Parliamentary Privilege

(i) Spender Report (Tabled 3.10.84)

The Government has considered with close attention the Report of the Joint Select Committee and is highly appreciative of the thorough and wide-ranging review made by the Committee of the difficult subject of Parliamentary privilege. The Government has also given detailed attention to the related Bills on Parliamentary privilege introduced by the Chairman of the Joint Committee, the Hon.
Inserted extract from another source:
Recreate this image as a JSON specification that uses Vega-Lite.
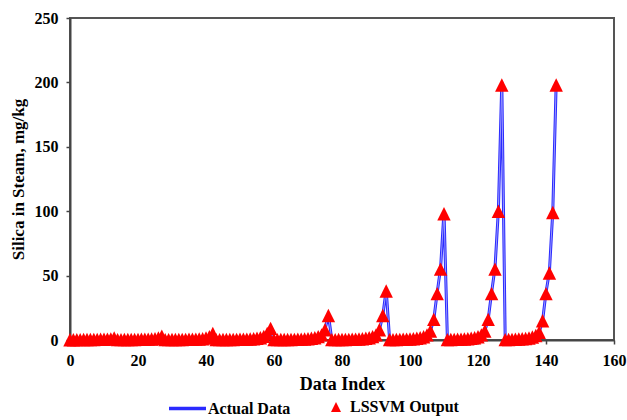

John Spender in the House and by Senator Macklin in the Senate and the draft Bill prepared for the President of the Senate and tabled by him (and the Speaker in the House) on 4 June 1986 and introduced in a slightly amended form in the Senate by the President on 7 October 1986.

The President's Bill is of particular importance because it not only gives effect to the principal recommendations of the Joint Committee for the changes to the law of Parliamentary privilege, as do the other Bills, but also includes provisions avoiding consequences of the interpretation of Article 9 of the Bill of Rights given the judgments by Mr Justice Cantor and Mr Justice Hunt in the NSW Supreme Court in the two Murphy trials.

The law and practice of Parliamentary privileges are, of course, matters of unique concern to members of all parties. Issues of Parliamentary privilege have usually been dealt with in a non-partisan way by members of both Houses. The Government believes the recommendations made by the Joint Committee should be dealt with in this way and that the President's Bill provides an excellent opportunity for members of both Houses to consider those recommendations which can be implemented only by way of legislation. The Government does not consider it is necessary to introduce its own legislation which would only duplicate most of the provisions of the President's Bill. Some recommendations made by the Committee can be implemented by way of resolution or amendment of the standing orders of both Houses and do not require Legislation. I, together with the Leader of the House, in consultation with the Opposition Leaders, will be taking such action as it is necessary to put these recommendations before both Houses during 1987.